While many NBFCs have welcomed the panel’s recommendations, experts believe that the conversion into a full service bank will depend on the incentives the move may finally bring and whether this will address the risks around financial stability. “I don’t see universal bank licence as the answer to everything. We don’t want entities called NBFC becoming too large because from a liability perspective they are dependent on wholesale liability, and one disaster like DHFL could make people nervous, said Raman Agarwal, co-chairman, Finance Industry Development Council (FIDC).

“My argument is that if you can still have a failure like a Lakshmi Vilas bank ( LVB) a highly regulated entity.despite all the necessary checks and balances how does converting NBFCs into banks help? So I don’t think there are easy fixes,” said the head of an NBFC. “There will be many NBFCs who will want to continue the way they are because most banks are aiming for the same retail liabilities to shore up cheaper capital” he added.

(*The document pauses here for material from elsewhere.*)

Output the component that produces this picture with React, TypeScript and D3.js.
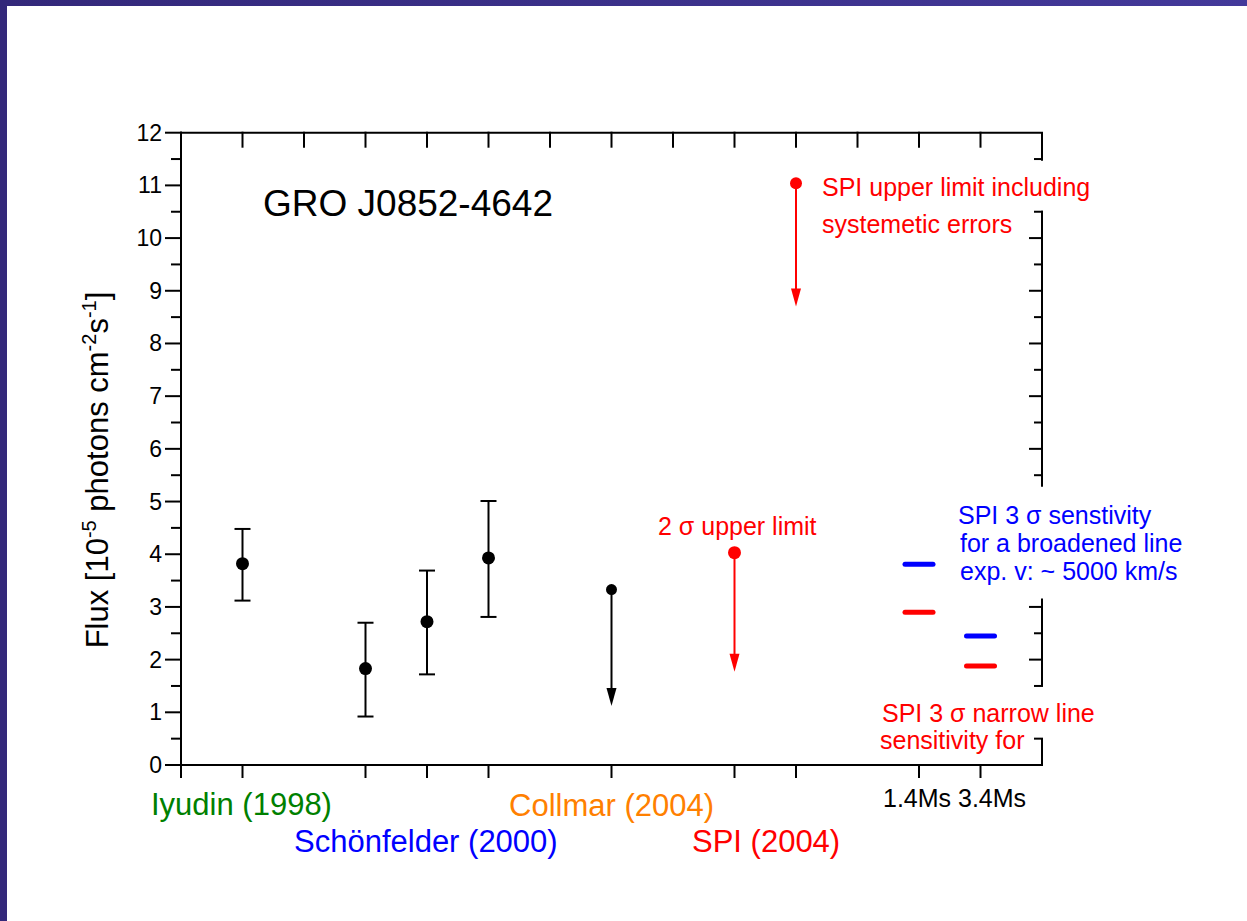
import React from "react";
import * as d3 from "d3";

// ---- data ----
const detX = [1, 3, 4, 5];
const detY = [3.82, 1.83, 2.72, 3.93];
const detLo = [3.12, 0.92, 1.72, 2.81];
const detHi = [4.48, 2.7, 3.69, 5.01];

const ulX = [7, 9, 10];
const ulY = [3.33, 4.03, 11.04];
const ulTo = [1.12, 1.77, 8.7];
const ulColor = ["#000000", "#ff0000", "#ff0000"];
const ulR = [5.5, 6.5, 6];

const sensX = [12, 12, 13, 13];
const sensY = [3.81, 2.9, 2.45, 1.88];
const sensColor = ["#0000ff", "#ff0000", "#0000ff", "#ff0000"];

const yMajor = [0, 1, 2, 3, 4, 5, 6, 7, 8, 9, 10, 11, 12];
const yMinor = [0.5, 1.5, 2.5, 3.5, 4.5, 5.5, 6.5, 7.5, 8.5, 9.5, 10.5, 11.5];
const bottomTicks = [0, 1, 3, 4, 5, 7, 9, 10, 12, 13];
const topTicks = [1, 2, 3, 4, 5, 6, 7, 8, 9, 10, 11, 12, 13];
// visible pieces of the right axis (value ranges), gaps hidden behind text boxes
const rightSegments = [[11.47, 12], [5.28, 10.52], [1.5, 3.16], [0, 0.51]];

const catLabels = [
  { text: "Iyudin (1998)", color: "#008000" },
  { text: "Schönfelder (2000)", color: "#0000ff" },
  { text: "Collmar (2004)", color: "#ff8000" },
  { text: "SPI (2004)", color: "#ff0000" },
];

const FONT = "'Liberation Sans', Arial, Helvetica, sans-serif";

export default function App() {
  const W = 1247, H = 921;
  const x = d3.scaleLinear().domain([0, 14]).range([181, 1042]);
  const y = d3.scaleLinear().domain([0, 12]).range([765, 132.7]);
  const sw = 2;

  return (
    <div style={{ position: "absolute", left: 0, top: 0, width: W, height: H }}>
      <svg width={W} height={H} style={{ display: "block", background: "#fff" }}>
        <defs>
          <linearGradient id="topbar" x1="0" x2="1" y1="0" y2="0">
            <stop offset="0" stopColor="#33287a" />
            <stop offset="1" stopColor="#43399a" />
          </linearGradient>
        </defs>
        <rect x={0} y={0} width={W} height={H} fill="#fff" />
        <rect x={0} y={0} width={W} height={6} fill="url(#topbar)" />
        <rect x={0} y={0} width={7} height={H} fill="#33287a" />

        <g fill="none" stroke="#000" strokeWidth={sw} strokeLinecap="square">
          {/* left axis */}
          <line x1={x(0)} x2={x(0)} y1={y(12)} y2={y(0)} />
          {yMajor.map((v) => (
            <line key={"lm" + v} x1={x(0) - 15} x2={x(0)} y1={y(v)} y2={y(v)} />
          ))}
          {yMinor.map((v) => (
            <line key={"ln" + v} x1={x(0) - 9} x2={x(0)} y1={y(v)} y2={y(v)} />
          ))}
          {/* bottom axis */}
          <line x1={x(0)} x2={x(14)} y1={y(0)} y2={y(0)} />
          {bottomTicks.map((v) => (
            <line key={"b" + v} x1={x(v)} x2={x(v)} y1={y(0)} y2={y(0) + 12} />
          ))}
          {/* top axis */}
          <line x1={x(0)} x2={x(14)} y1={y(12)} y2={y(12)} />
          {topTicks.map((v) => (
            <line key={"t" + v} x1={x(v)} x2={x(v)} y1={y(12)} y2={y(12) + 14} />
          ))}
          {/* right axis (broken) */}
          {rightSegments.map(([a, b], i) => (
            <line key={"rs" + i} x1={x(14)} x2={x(14)} y1={y(b)} y2={y(a)} strokeLinecap="butt" />
          ))}
          {yMajor.filter((v) => rightSegments.some(([a, b]) => v >= a - 0.02 && v <= b + 0.02) && v > 0 && v < 12).map((v) => (
            <line key={"rm" + v} x1={x(14) - 12} x2={x(14)} y1={y(v)} y2={y(v)} />
          ))}
          {yMinor.filter((v) => rightSegments.some(([a, b]) => v >= a - 0.02 && v <= b + 0.02)).map((v) => (
            <line key={"rn" + v} x1={x(14) - 7} x2={x(14)} y1={y(v)} y2={y(v)} />
          ))}
        </g>

        {/* y tick labels */}
        <g fontFamily={FONT} fontSize={23} fill="#000" textAnchor="end">
          {yMajor.map((v) => (
            <text key={"yl" + v} x={x(0) - 19} y={y(v) + 8}>{v}</text>
          ))}
        </g>

        {/* detections with error bars */}
        <g stroke="#000" strokeWidth={sw}>
          {detX.map((d, i) => (
            <g key={"d" + i}>
              <line x1={x(d)} x2={x(d)} y1={y(detLo[i])} y2={y(detHi[i])} />
              <line x1={x(d) - 8} x2={x(d) + 8} y1={y(detLo[i])} y2={y(detLo[i])} />
              <line x1={x(d) - 8} x2={x(d) + 8} y1={y(detHi[i])} y2={y(detHi[i])} />
              <circle cx={x(d)} cy={y(detY[i])} r={6.5} fill="#000" stroke="none" />
            </g>
          ))}
        </g>

        {/* upper limits */}
        {ulX.map((d, i) => {
          const cx = x(d);
          const tip = y(ulTo[i]);
          const c = ulColor[i];
          return (
            <g key={"u" + i}>
              <line x1={cx} x2={cx} y1={y(ulY[i])} y2={tip - 12} stroke={c} strokeWidth={sw} />
              <path d={`M${cx - 5},${tip - 18} L${cx + 5},${tip - 18} L${cx},${tip} Z`} fill={c} />
              <circle cx={cx} cy={y(ulY[i])} r={ulR[i]} fill={c} />
            </g>
          );
        })}

        {/* sensitivity markers */}
        {sensX.map((d, i) => (
          <line key={"s" + i} x1={x(d) - 14} x2={x(d) + 14} y1={y(sensY[i])} y2={y(sensY[i])}
            stroke={sensColor[i]} strokeWidth={5} strokeLinecap="round" />
        ))}

        {/* title */}
        <text x={263} y={216} fontFamily={FONT} fontSize={37} fill="#000">GRO J0852-4642</text>

        {/* annotations */}
        <g fontFamily={FONT} fontSize={25} fill="#ff0000">
          <text x={822} y={196}>SPI upper limit including</text>
          <text x={822} y={233}>systemetic errors</text>
          <text x={658} y={535}>2 σ upper limit</text>
          <text x={882} y={722}>SPI 3 σ narrow line</text>
          <text x={880} y={749}>sensitivity for</text>
        </g>
        <g fontFamily={FONT} fontSize={25} fill="#0000ff">
          <text x={958} y={524}>SPI 3 σ senstivity</text>
          <text x={960} y={552}>for a broadened line</text>
          <text x={960} y={580}>exp. v: ~ 5000 km/s</text>
        </g>
        <text x={883} y={807} fontFamily={FONT} fontSize={25} fill="#000">1.4Ms 3.4Ms</text>

        {/* category labels */}
        <g fontFamily={FONT} fontSize={31}>
          <text x={151} y={815} fill={catLabels[0].color}>{catLabels[0].text}</text>
          <text x={294} y={852} fill={catLabels[1].color}>{catLabels[1].text}</text>
          <text x={509} y={816} fill={catLabels[2].color}>{catLabels[2].text}</text>
          <text x={692} y={852} fill={catLabels[3].color}>{catLabels[3].text}</text>
        </g>

        {/* y axis title */}
        <text transform="translate(108,470) rotate(-90)" textAnchor="middle" fontFamily={FONT} fontSize={31} fill="#000">
          Flux [10<tspan fontSize={20} dy={-12}>-5</tspan>
          <tspan dy={12}> photons cm</tspan>
          <tspan fontSize={20} dy={-12}>-2</tspan>
          <tspan dy={12}>s</tspan>
          <tspan fontSize={20} dy={-12}>-1</tspan>
          <tspan dy={12}>]</tspan>
        </text>
      </svg>
    </div>
  );
}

Experts point out that the other option before RBI is to bring the large systematically NBFCs at par with banks with regard to regulatory framework. Earlier this month, RBI deputy Governor M Rajeshwar Rao had also hinted that NBFCs with high systemic risks should be subject to tighter regulation and the spillover risks from these NBFCs should be dealt with in a proportionate manner. He said,” One can also argue that the design of prudential regulatory framework for such NBFCs can be comparable with banks so that beyond a point of criticality to systemic risks, such NBFC should have incentives either to convert into a commercial bank or scale down their network externalities within the financial system.” Industry experts also feel that if RBI may be indeed looking at bringing large NBFCs under stricter regulation while allowing them to allow greater perks like banks do . “It is very important that while regulation of large NBFCs is brought at par with banks, some of the benefits that banks currently enjoy and NBFCs don’t, are also given and this should be an automatic process. As a system, such parity must be a holistic process and not piecemeal,” Agarwal added.

Granting banking licences to corporates meanwhile could pose a vexed problem for regulation. In its report the Mohanty panel observed that a majority of the members are of the view that large corporate/industrial houses should not be allowed to promote a bank. This could particularly be worrisome for the majority of large NBFCs which are backed and promoted by corporates. “The main reason being the prevailing corporate governance culture in corporate houses is not up to the international standard and it will be difficult to ring fence the non-financial activities of the promoters with that of the bank. Stress in non-financial activity may spill over to the bank. The corporate houses may either provide undue credit to their own businesses or may favour lending to their close business associates,” the committee said in the report.